Nel pomeriggio esco di nuovo, non ho voglia di restare in albergo. Mi avventuro per le strade della città, trovo gente che scrive a terra con dei gessetti colorati nella Piazza della Borsa, accendendo candele, cantando, ballando, abbracciandosi. Uomini e donne, giovani e anziani, europei e stranieri. Incontro anche la ragazza che ha dato l’avvio a tutto ciò, una ragazza belga di nome Vittoria, che all’uscita da scuola ha acquistato dei gessetti colorati per esprimere sull’asfalto i suoi sentimenti, poi imitata da migliaia di persone.

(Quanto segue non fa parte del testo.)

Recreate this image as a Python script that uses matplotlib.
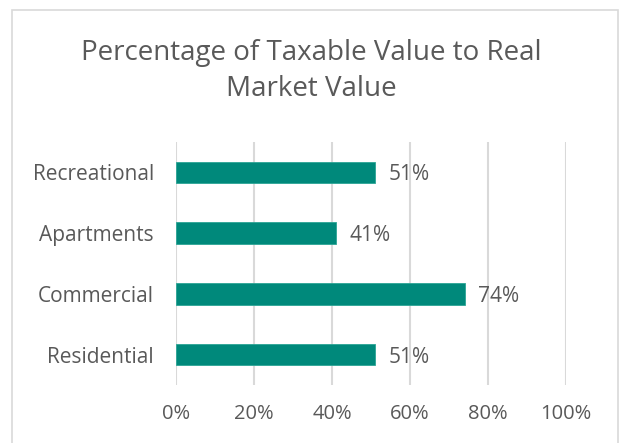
import matplotlib.pyplot as plt
from matplotlib.patches import Rectangle

categories = ['Residential', 'Commercial', 'Apartments', 'Recreational']
values = [51, 74, 41, 51]
ticks = [0, 20, 40, 60, 80, 100]

plt.rcParams['font.family'] = ['Open Sans', 'DejaVu Sans']
text_color = '#595959'
bar_color = '#00897B'

fig = plt.figure(figsize=(6.23, 4.43), dpi=100)
fig.patches.append(Rectangle((12 / 623, -0.05), 606 / 623, 1.05 - 10 / 443,
                             transform=fig.transFigure, fill=False,
                             edgecolor='#D9D9D9', linewidth=1.2))

ax = fig.add_axes([176 / 623, 58 / 443, 390 / 623, 243 / 443])
y = range(len(categories))
ax.barh(y, values, height=0.35, color=bar_color, edgecolor='#2BA595',
        linewidth=0.6, zorder=3)
for i, v in enumerate(values):
    ax.annotate(f'{v}%', (v, i), xytext=(10, 0), textcoords='offset points',
                va='center_baseline', ha='left', fontsize=15, color=text_color)

ax.set_xlim(0, 100)
ax.set_ylim(-0.5, 3.5)
ax.set_xticks(ticks)
ax.set_xticklabels([f'{t}%' for t in ticks], fontsize=14.5, color=text_color)
ax.set_yticks(list(y))
ax.set_yticklabels(categories, fontsize=15, color=text_color)
ax.tick_params(length=0, pad=16)
ax.tick_params(axis='x', pad=14)
ax.grid(axis='x', color='#D9D9D9', linewidth=1.5, zorder=0)
for s in ax.spines.values():
    s.set_visible(False)

fig.text(0.5, 1 - 71 / 443, 'Percentage of Taxable Value to Real\nMarket Value',
         ha='center', va='center', fontsize=20, color=text_color,
         linespacing=1.35)

fig.savefig('out.png', dpi=100)
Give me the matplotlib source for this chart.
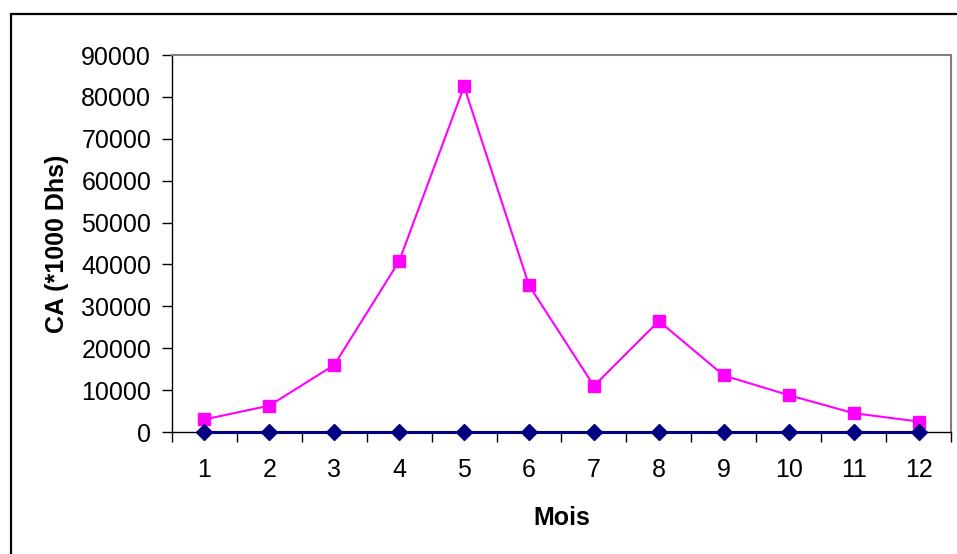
import matplotlib
matplotlib.use("Agg")
import matplotlib.pyplot as plt
from matplotlib.patches import Rectangle
from matplotlib.ticker import FixedLocator, MultipleLocator

plt.rcParams["font.family"] = ["Liberation Sans", "DejaVu Sans"]

MAGENTA = "#FF00FF"
NAVY = "#000080"

mois = [1, 2, 3, 4, 5, 6, 7, 8, 9, 10, 11, 12]
ca = [3000, 6300, 16000, 40800, 82500, 35000, 11000, 26500, 13500, 8800, 4500, 2500]
zero_serie = [0] * 12

fig = plt.figure(figsize=(9.57, 5.54), dpi=100, facecolor="white")
ax = fig.add_axes([0.1797, 0.2202, 0.8140, 0.6805])

ax.plot(mois, ca, color=MAGENTA, lw=1.5, marker="s", markersize=8,
        markeredgecolor=MAGENTA, zorder=3, clip_on=False)
ax.plot(mois, zero_serie, color=NAVY, lw=2.2, marker="D", markersize=8,
        markeredgecolor=NAVY, zorder=4, clip_on=False)

ax.set_xlim(0.5, 12.5)
ax.set_ylim(0, 90000)
ax.yaxis.set_major_locator(MultipleLocator(10000))
ax.set_xticks(mois)
ax.set_xticklabels([str(m) for m in mois])
ax.xaxis.set_minor_locator(FixedLocator([m + 0.5 for m in range(0, 13)]))
ax.tick_params(axis="x", which="major", length=0, pad=19, labelsize=18)
ax.tick_params(axis="x", which="minor", length=7, width=1, direction="out")
ax.tick_params(axis="y", length=7, width=1, direction="out", pad=8, labelsize=18)

for side in ("top", "right"):
    ax.spines[side].set_color("#808080")
    ax.spines[side].set_linewidth(1.5)
for side in ("left", "bottom"):
    ax.spines[side].set_color("black")
    ax.spines[side].set_linewidth(1)

ax.set_xlabel("Mois", fontsize=18, fontweight="bold", labelpad=17)
ax.set_ylabel("CA (*1000 Dhs)", fontsize=18, fontweight="bold", labelpad=9)

# outer chart border (extends past the right and bottom edges)
fig.patches.append(Rectangle((11 / 957, -0.1), 1.1, 1.1 - 14 / 554,
                             transform=fig.transFigure, fill=False,
                             edgecolor="black", linewidth=1.6))

fig.savefig("out.png", dpi=100, facecolor="white")
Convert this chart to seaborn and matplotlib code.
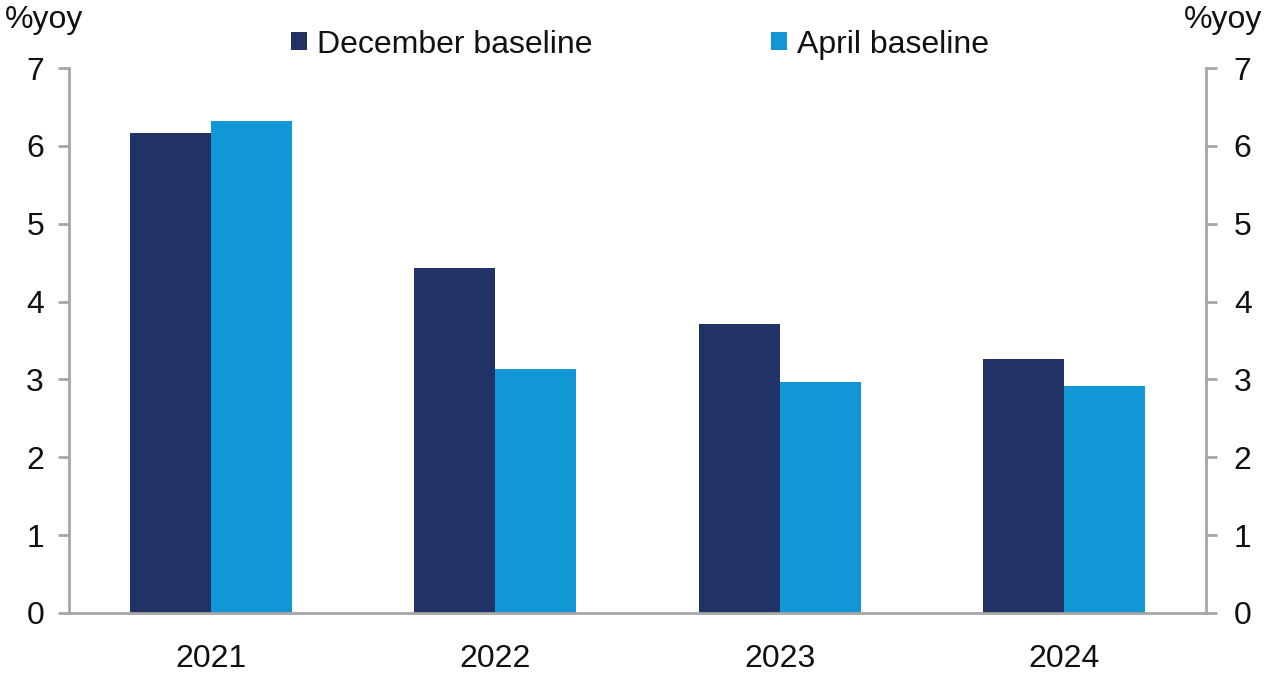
import matplotlib
matplotlib.use("Agg")
import matplotlib.pyplot as plt
import seaborn as sns
import pandas as pd

years = ["2021", "2022", "2023", "2024"]
december = [6.16, 4.43, 3.71, 3.26]
april = [6.32, 3.13, 2.97, 2.92]
series_names = ["December baseline", "April baseline"]
colors = ["#213366", "#1197d5"]
yticks = [0, 1, 2, 3, 4, 5, 6, 7]

df = pd.DataFrame({
    "year": years * 2,
    "value": december + april,
    "series": [series_names[0]] * len(years) + [series_names[1]] * len(years),
})

sns.set_theme(style="white")
plt.rcParams["font.family"] = ["Liberation Sans", "DejaVu Sans"]
plt.rcParams["text.color"] = "#111111"
plt.rcParams["xtick.color"] = "#111111"
plt.rcParams["ytick.color"] = "#111111"

FS = 23

fig, ax = plt.subplots(figsize=(12.8, 6.84), dpi=100)
fig.subplots_adjust(left=69/1280, right=1206/1280, top=1-68/684, bottom=1-613/684)

sns.barplot(data=df, x="year", y="value", hue="series", palette=colors,
            width=0.57, saturation=1, ax=ax, legend=True, linewidth=0)

spine_col = "#a6a6a6"
ax.set_xlim(-0.5, len(years) - 0.5)
ax.set_ylim(0, 7)
ax.set_yticks(yticks)
ax.set_yticklabels([str(t) for t in yticks], fontsize=FS)
ax.set_xlabel("")
ax.set_ylabel("")
for s in ["left", "right", "bottom"]:
    ax.spines[s].set_visible(True)
    ax.spines[s].set_color(spine_col)
    ax.spines[s].set_linewidth(2)
ax.spines["top"].set_visible(False)

ax.set_xticks(range(len(years)))
ax.set_xticklabels(years, fontsize=FS)
ax.tick_params(axis="x", which="major", length=0, pad=22)
ax.set_xticks([i - 0.5 for i in range(len(years) + 1)], minor=True)
ax.tick_params(axis="x", which="minor", length=8, width=2, color=spine_col, direction="out")
ax.tick_params(axis="y", length=8, width=2, color=spine_col, direction="out", pad=10)

ax2 = ax.twinx()
ax2.set_ylim(0, 7)
ax2.set_yticks(yticks)
ax2.set_yticklabels([str(t) for t in yticks], fontsize=FS)
ax2.tick_params(axis="y", length=8, width=2, color=spine_col, direction="out", pad=12)
for s in ["left", "right", "bottom", "top"]:
    ax2.spines[s].set_visible(False)
ax2.grid(False)

fig.text(5/1280, 1-20/684, "%yoy", fontsize=FS, ha="left", va="center")
fig.text(1262/1280, 1-20/684, "%yoy", fontsize=FS, ha="right", va="center")

handles, labels = ax.get_legend_handles_labels()
ax.legend(handles, labels, loc="center", bbox_to_anchor=(0.502, 1.043),
          ncol=2, frameon=False, fontsize=FS, handlelength=0.5, handleheight=0.5,
          handletextpad=0.3, columnspacing=5.6, borderaxespad=0, borderpad=0)

fig.savefig("out.png", dpi=100)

Continuo a camminare per Bruxelles, ormai spettrale, con quasi tutti i negozi chiusi, dove l’unico segno di vita era qualche passante e la fila di gente fuori alle stazioni. Ritorno in Piazza della Borsa. Indugio, leggo i messaggi lasciati, ascolto ciò che si dicono le persone. Torno in hotel. Ma non voglio starci. Riesco per mangiare, ma non ho fame: mi concedo solo delle patatine belghe con due amici. Ritorno in albergo, preparo la valigia per domani e prego Dio che vada tutto bene.

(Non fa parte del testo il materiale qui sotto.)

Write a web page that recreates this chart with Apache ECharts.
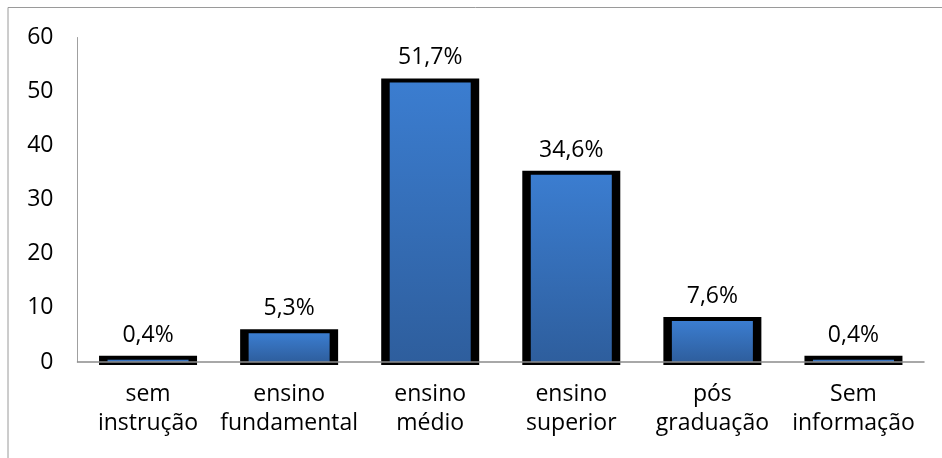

Dormo poco e male, non vedo l’ora che albeggi. Ecco, è l’ora. Esco e vado verso la stazione di Bruxelles Midi. Incrocio Mario Monti, anche lui va Parigi: gli chiederei come mai siamo arrivati a questo, ma non ho voglia di parlare, voglio solo andare a Parigi. Passo tra due file e due soldati che controllvano persone e borse: a me non controlla nesuno. Finalmente il treno arriva e parte. Arrivo all’aeroporto di Parigi Charles de Gaulle, faccio il check-in, supero i controlli di sicurezza: ecco, ce l’ho fatta! Attendo 5 ore il mio volo per Milano Linate, credo le 5 ore più brevi della mia vita. Decolliamo, atterriamo, prendo un altro volo per Napoli, dove arrivo a sera. Corro ad abbracciare la mia fidanzata, poi giungo a casa, dove ricevo l’abbraccio di mamma.

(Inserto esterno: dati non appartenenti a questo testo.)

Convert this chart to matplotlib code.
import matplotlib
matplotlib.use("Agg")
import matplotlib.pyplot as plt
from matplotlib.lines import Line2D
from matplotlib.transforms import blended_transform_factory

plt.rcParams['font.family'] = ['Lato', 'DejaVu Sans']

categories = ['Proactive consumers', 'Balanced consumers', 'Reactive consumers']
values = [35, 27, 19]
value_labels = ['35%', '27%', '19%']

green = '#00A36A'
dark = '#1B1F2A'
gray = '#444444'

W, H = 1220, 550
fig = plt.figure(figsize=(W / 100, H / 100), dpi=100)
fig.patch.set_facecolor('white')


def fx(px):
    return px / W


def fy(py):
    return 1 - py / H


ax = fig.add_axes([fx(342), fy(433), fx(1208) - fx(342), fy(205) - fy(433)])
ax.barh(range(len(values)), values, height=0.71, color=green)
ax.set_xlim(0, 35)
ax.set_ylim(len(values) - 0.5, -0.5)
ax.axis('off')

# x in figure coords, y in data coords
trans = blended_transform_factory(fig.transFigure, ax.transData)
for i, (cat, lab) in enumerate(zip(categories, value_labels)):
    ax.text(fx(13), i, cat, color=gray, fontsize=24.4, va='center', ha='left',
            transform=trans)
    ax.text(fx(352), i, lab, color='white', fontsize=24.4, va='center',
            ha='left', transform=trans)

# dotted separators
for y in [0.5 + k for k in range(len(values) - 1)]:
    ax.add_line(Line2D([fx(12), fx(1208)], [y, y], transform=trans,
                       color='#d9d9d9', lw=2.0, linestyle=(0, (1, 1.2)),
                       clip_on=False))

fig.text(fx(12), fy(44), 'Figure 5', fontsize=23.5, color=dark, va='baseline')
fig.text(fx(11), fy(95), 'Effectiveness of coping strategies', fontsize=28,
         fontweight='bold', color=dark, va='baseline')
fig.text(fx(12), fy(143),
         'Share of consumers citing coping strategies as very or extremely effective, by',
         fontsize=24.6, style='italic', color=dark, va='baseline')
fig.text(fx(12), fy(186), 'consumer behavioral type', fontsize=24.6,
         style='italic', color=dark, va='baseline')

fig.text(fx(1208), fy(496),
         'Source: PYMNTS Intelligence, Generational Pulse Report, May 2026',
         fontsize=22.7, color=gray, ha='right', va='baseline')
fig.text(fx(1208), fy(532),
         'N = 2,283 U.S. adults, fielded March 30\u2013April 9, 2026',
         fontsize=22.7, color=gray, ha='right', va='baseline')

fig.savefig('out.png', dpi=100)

A distanza di due giorni guardo indietro. Mi rendo conto che l’Unione europea e i suoi popoli hanno un disperato bisogno di leadership, di persone autorevoli che vogliano farsi carico della casa comune che i nostri padri hanno iniziato a costruire negli anni ’50. Solo in una casa costruita sulla roccia staremo al sicuro, e quella roccia non può essere solo un trattato o degli interessi economici, ma deve essere un ideale comune di pace, benessere e solidarietà. Ovviamente, bisognerebbe risolvere i problemi geopolitici che scuotono le fondamenta di questo mondo. D’altronde, dovremo tutti prepararci a fronteggiare seriamente i rischi posti dal terrorismo seppure, come disse il card. Ruini in occasione dei funerali delle vittime dell’attentato di Nassiria, riferendosi ai terrorismi, «li combatteremo, li fronteggeremo, ma non li odieremo». In più, io prego per le vittime, quelle di ogni guerra e di ogni terrorismo.